Mysticism. In the Hebrew Bible (Exodus 33:18-23), Moses asks to see YHWH but is only allowed to see his back. The literal interpretation I was taught as a child says YHWH is too holy for impure humans to look on directly. But the mythical interpretation shows the mystical truth – Moses couldn’t see God’s face because humans can only experience the Divine indirectly.

Over the last 500 years we in the West have become enamored with the idea that anything worth knowing must be observable, quantifiable and repeatable. We have elevated logos and dismissed mythos. We now know more than our ancestors could have imagined. But there are still plenty of things we don’t know, not because we haven’t discovered or figured them out yet but because they’re beyond the capacity of our powerful-but-still-limited human brains.

There are other ways of knowing: intuition, revelation, and the truths expressed in story and song. Parables, koans, and triads. Communion with the Divine.

Pantheism gives me a map for the territory of my practice. Mysticism helps fill in the blank spots on the map.

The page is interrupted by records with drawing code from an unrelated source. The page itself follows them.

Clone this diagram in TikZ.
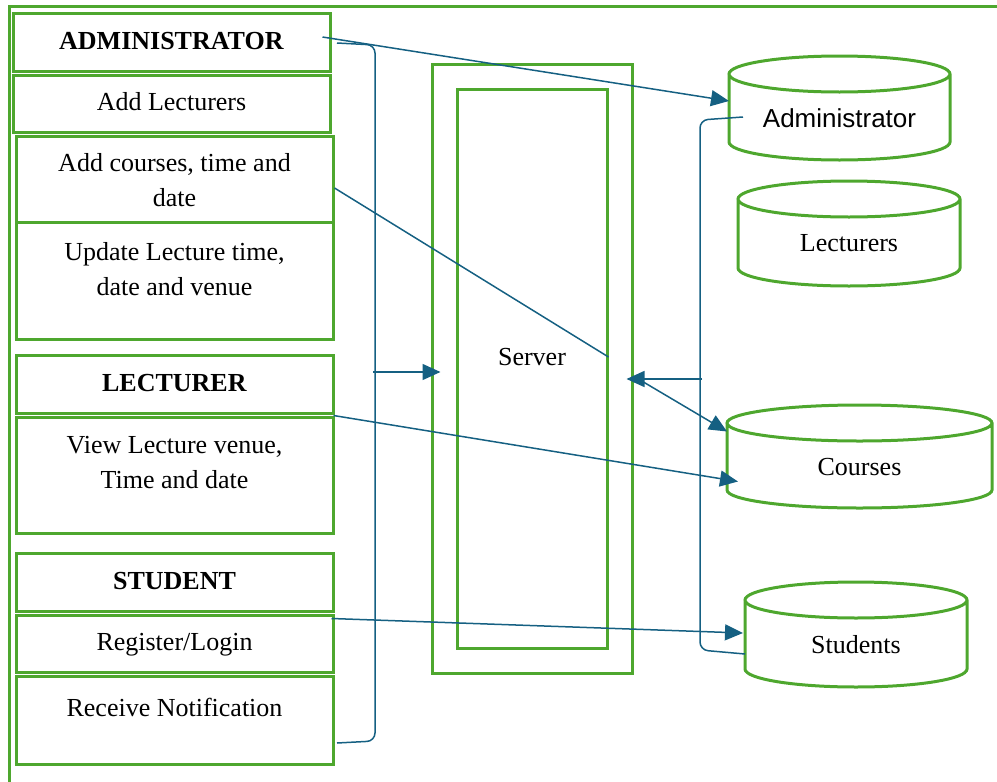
\documentclass[tikz,border=0pt]{standalone}
\usepackage{fontspec}
\setmainfont{Liberation Serif}
\newfontfamily\dbsans{Liberation Sans}
\usetikzlibrary{arrows.meta,calc}
\definecolor{boxgreen}{RGB}{78,167,46}
\definecolor{linkblue}{RGB}{21,96,130}
\def\u{0.5pt}
\def\txt{\fontsize{13}{17.5}\selectfont}
\tikzset{
panel/.style={draw=boxgreen,line width=1.5pt,minimum width=317*\u,align=center,inner sep=0pt,text height=9pt,text depth=2pt,font=\txt},
drum/.style={rectangle,inner sep=0pt,outer sep=0pt,text height=21pt,text depth=2pt,font=\txt},
drumline/.style={draw=boxgreen,line width=1.5pt},
link/.style={draw=linkblue,line width=0.75pt}
}
\begin{document}
\begin{tikzpicture}[x=0.5pt,y=-0.5pt,>={Triangle[length=9pt,width=8pt]}]
\useasboundingbox (0,0) rectangle (997,782);
\draw[boxgreen,line width=1.5pt] (997,6) -- (9,6) -- (9,782);
\node[panel,minimum height=58*\u] (adm) at (171.5,42) {\textbf{ADMINISTRATOR}};
\node[panel,minimum height=57*\u] (lect) at (171.5,103.5) {Add Lecturers};
\node[panel,minimum height=86*\u,text height=29.5pt] (crs) at (174.5,179) {Add courses, time and\\date};
\node[panel,minimum height=117*\u,text height=16.5pt] (upd) at (174.5,280.5) {Update Lecture time,\\date and venue};
\node[panel,minimum height=58*\u] (lec) at (174.5,384) {\textbf{LECTURER}};
\node[panel,minimum height=116*\u,text height=15pt] (view) at (174.5,475) {View Lecture venue,\\Time and date};
\node[panel,minimum height=58*\u] (stu) at (174.5,582) {\textbf{STUDENT}};
\node[panel,minimum height=57*\u] (reg) at (174.5,643.5) {Register/Login};
\node[panel,minimum height=88*\u,text depth=13pt] (rcv) at (174.5,720) {Receive Notification};
\node[panel,minimum width=200*\u,minimum height=609*\u] (srvout) at (532,368.5) {};
\node[panel,minimum width=150*\u,minimum height=559*\u,text depth=12.5pt] (srvin) at (532,368.5) {Server};
\node[drum,minimum width=221*\u,minimum height=104*\u,font=\dbsans\txt] (adb) at (839.5,108) {Administrator};
\node[drum,minimum width=222*\u,minimum height=105*\u,text height=19.5pt] (ldb) at (849,233.5) {Lecturers};
\node[drum,minimum width=265*\u,minimum height=103*\u] (cdb) at (859.5,456.5) {Courses};
\node[drum,minimum width=222*\u,minimum height=105*\u] (sdb) at (856,634.5) {Students};
\foreach \d in {adb,ldb,cdb,sdb}{
\draw[drumline] let \p1=(\d.north west),\p2=(\d.south east),\n1={(\x2-\x1)/2} in
(\x1,\y1-9pt) -- (\x1,\y2+9pt) arc[start angle=180,end angle=360,x radius=\n1,y radius=9pt] -- (\x2,\y1-9pt)
({(\x1+\x2)/2},\y1-9pt) ellipse[x radius=\n1,y radius=9pt];
}
\coordinate (brtip) at (373,372);
\coordinate (rbtip) at (702,379);
\draw[link,rounded corners=4pt] (337,43) -- (375,45) -- (375,741) -- (337,743);
\draw[link,rounded corners=4pt] (743,117) -- (700,120) -- (700,650) -- (745,654);
\draw[link,->] ($(adm.east)+(-9,-5)$) -- ($(adb.west)+(0,-7)$);
\draw[link] ($(crs.east)+(0,9)$) -- ($(srvin.east)+(0,-11.5)$);
\draw[link,->] (brtip) -- ($(srvout.west)+(10,3.5)$);
\draw[link,->] (rbtip) -- ($(srvout.east)+(-7,10.5)$);
\draw[link,->] ($(srvout.east)+(4,10)$) -- ($(cdb.west)+(0,-25)$);
\draw[link,->] ($(view.north east)+(-1,0)$) -- ($(cdb.west)+(11,25)$);
\draw[link,->] ($(reg.north east)+(-3,5)$) -- ($(sdb.west)+(-2,-1.5)$);
\end{tikzpicture}
\end{document}
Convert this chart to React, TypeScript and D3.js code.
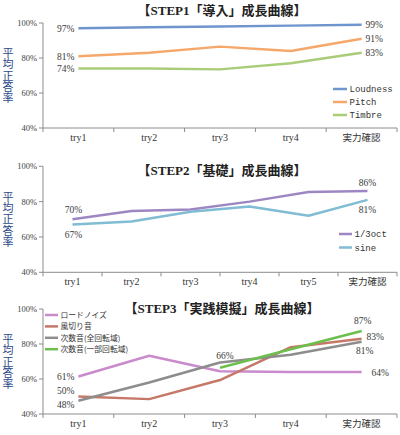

There’s one more thing I believe – I believe I may be wrong. I don’t think I’m wrong – if I thought I was wrong I’d believe something else. But religion deals with matters that are inherently uncertain. We do ourselves no favors when we pretend there is certainty where there is none. If we are to live with integrity we must remain open to new experiences, new knowledge and new wisdom. If any of that requires changing my beliefs and practices, so be it. I seek living Truth, not some fossilized attempt at it.

If we accept that our religion might be wrong no matter how meaningful and helpful it is, we are much less likely to be arrogant and rude when encountering someone whose beliefs and practices are different from our own. All beliefs are not equally valid – some are demonstrably more helpful than others. But my way isn’t the only way.

This is what I believe and what I do. I see the gods and goddesses as older, stronger and wiser than me, but we’re all part of the same divine Universe.